> [PROBLEM DESCRIPTION]
Write out all of the records precisely. Skip anything that is a picture.

> [INPUT MATERIAL]
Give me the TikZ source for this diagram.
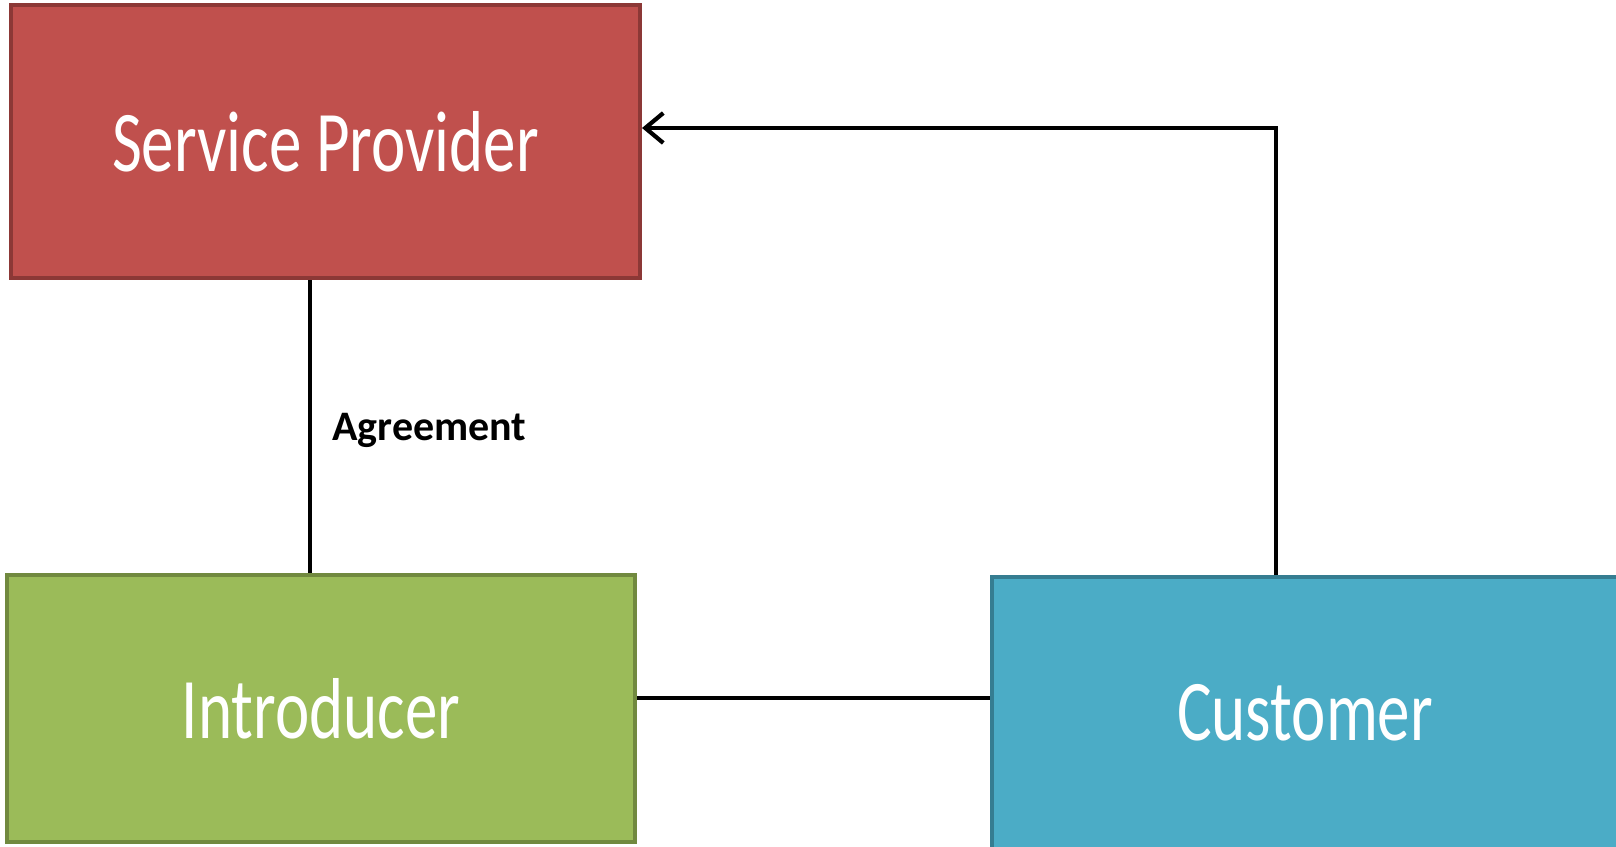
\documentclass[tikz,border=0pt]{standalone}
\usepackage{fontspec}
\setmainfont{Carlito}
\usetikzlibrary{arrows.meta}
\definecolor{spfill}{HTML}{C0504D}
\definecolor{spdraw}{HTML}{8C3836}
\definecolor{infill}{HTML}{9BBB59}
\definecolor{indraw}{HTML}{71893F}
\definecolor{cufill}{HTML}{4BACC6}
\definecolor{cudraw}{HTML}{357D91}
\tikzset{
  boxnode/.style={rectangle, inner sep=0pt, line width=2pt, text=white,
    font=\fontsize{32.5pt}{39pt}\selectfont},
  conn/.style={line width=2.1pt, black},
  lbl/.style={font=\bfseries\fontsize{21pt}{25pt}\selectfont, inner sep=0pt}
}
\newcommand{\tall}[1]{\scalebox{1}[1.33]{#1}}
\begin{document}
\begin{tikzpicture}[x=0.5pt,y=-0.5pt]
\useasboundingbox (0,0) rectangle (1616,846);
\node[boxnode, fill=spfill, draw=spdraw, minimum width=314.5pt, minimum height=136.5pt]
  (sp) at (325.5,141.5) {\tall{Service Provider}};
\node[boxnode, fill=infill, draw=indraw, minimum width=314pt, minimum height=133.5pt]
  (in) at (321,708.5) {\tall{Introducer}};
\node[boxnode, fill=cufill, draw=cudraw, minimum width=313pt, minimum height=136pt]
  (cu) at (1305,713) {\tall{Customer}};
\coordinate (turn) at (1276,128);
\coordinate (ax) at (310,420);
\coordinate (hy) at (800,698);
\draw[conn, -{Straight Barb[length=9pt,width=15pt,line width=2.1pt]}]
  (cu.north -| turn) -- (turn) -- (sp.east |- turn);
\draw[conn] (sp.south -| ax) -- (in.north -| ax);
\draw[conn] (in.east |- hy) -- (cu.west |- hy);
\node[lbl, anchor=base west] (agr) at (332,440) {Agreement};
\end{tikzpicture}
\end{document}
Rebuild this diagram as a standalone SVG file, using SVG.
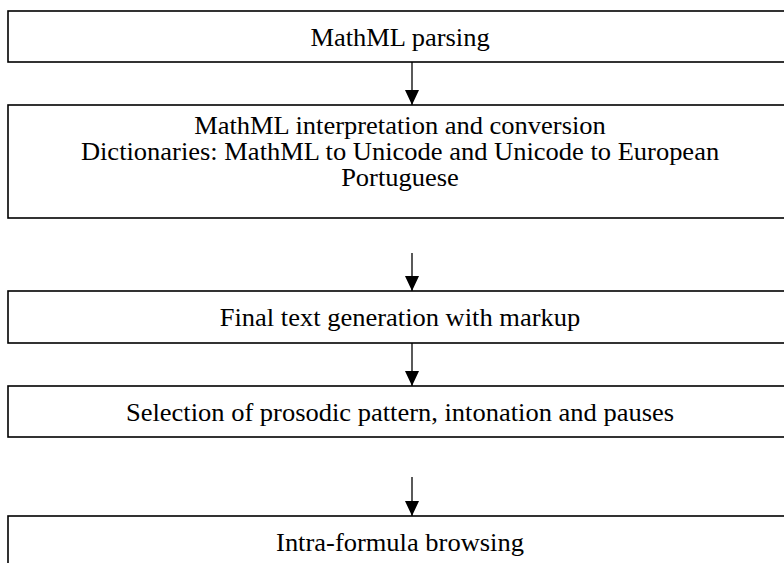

> [EXERCISE RESULT]
Give me the TikZ source for this diagram.
\documentclass[tikz,border=0pt]{standalone}
\usepackage{fontspec}
\setmainfont{Carlito}
\usetikzlibrary{arrows.meta}
\definecolor{spfill}{HTML}{C0504D}
\definecolor{spdraw}{HTML}{8C3836}
\definecolor{infill}{HTML}{9BBB59}
\definecolor{indraw}{HTML}{71893F}
\definecolor{cufill}{HTML}{4BACC6}
\definecolor{cudraw}{HTML}{357D91}
\tikzset{
  boxnode/.style={rectangle, inner sep=0pt, line width=2pt, text=white,
    font=\fontsize{32.5pt}{39pt}\selectfont},
  conn/.style={line width=2.1pt, black},
  lbl/.style={font=\bfseries\fontsize{21pt}{25pt}\selectfont, inner sep=0pt}
}
\newcommand{\tall}[1]{\scalebox{1}[1.33]{#1}}
\begin{document}
\begin{tikzpicture}[x=0.5pt,y=-0.5pt]
\useasboundingbox (0,0) rectangle (1616,846);
\node[boxnode, fill=spfill, draw=spdraw, minimum width=314.5pt, minimum height=136.5pt]
  (sp) at (325.5,141.5) {\tall{Service Provider}};
\node[boxnode, fill=infill, draw=indraw, minimum width=314pt, minimum height=133.5pt]
  (in) at (321,708.5) {\tall{Introducer}};
\node[boxnode, fill=cufill, draw=cudraw, minimum width=313pt, minimum height=136pt]
  (cu) at (1305,713) {\tall{Customer}};
\coordinate (turn) at (1276,128);
\coordinate (ax) at (310,420);
\coordinate (hy) at (800,698);
\draw[conn, -{Straight Barb[length=9pt,width=15pt,line width=2.1pt]}]
  (cu.north -| turn) -- (turn) -- (sp.east |- turn);
\draw[conn] (sp.south -| ax) -- (in.north -| ax);
\draw[conn] (in.east |- hy) -- (cu.west |- hy);
\node[lbl, anchor=base west] (agr) at (332,440) {Agreement};
\end{tikzpicture}
\end{document}
Rebuild this diagram as a standalone SVG file, using SVG.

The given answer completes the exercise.